中国の北京を旅行したことがあるが旅行前に何冊かの本と中国の英雄伝説を採り上げたテレビ番組を見て旅行に臨んだ。しかし、この本を読むと肝心要のことを適当に流したまま何も知らないままの北京旅行だったことを痛感させられる。
白眉はやっぱり紫禁城の章だった。皇帝の生活に触れつつ儒教と道教と風水の考え方が、紫禁城の建物の中国独特の空間秩序にどれほど大きいものとなっているか説明している箇所には舌を巻いた。
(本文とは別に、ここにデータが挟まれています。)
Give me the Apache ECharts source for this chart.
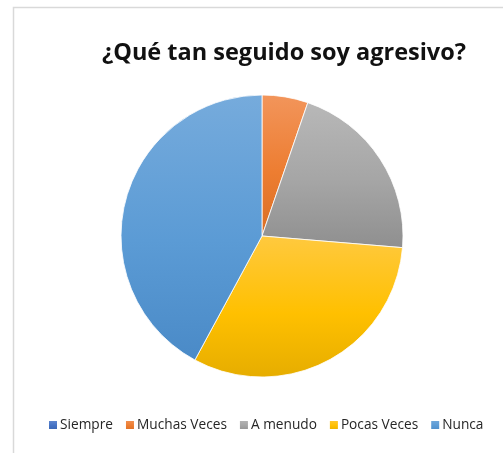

北京の中心から少し離れた所にある円明園の説明も充実していた。円明園は廃墟好きにはたまらない遺跡ではあっても、破壊される前の姿やなぜ英仏軍に徹底的に破壊されたのか知って入園するのと、知らずに入園するのとでは心に迫ってくるものが全く異なる。私は知らずに入ってしまったほうだが、本の記述を見て行っておいてよかったと思う。園のことを思い出す度にこの本の助けを借りたく思う。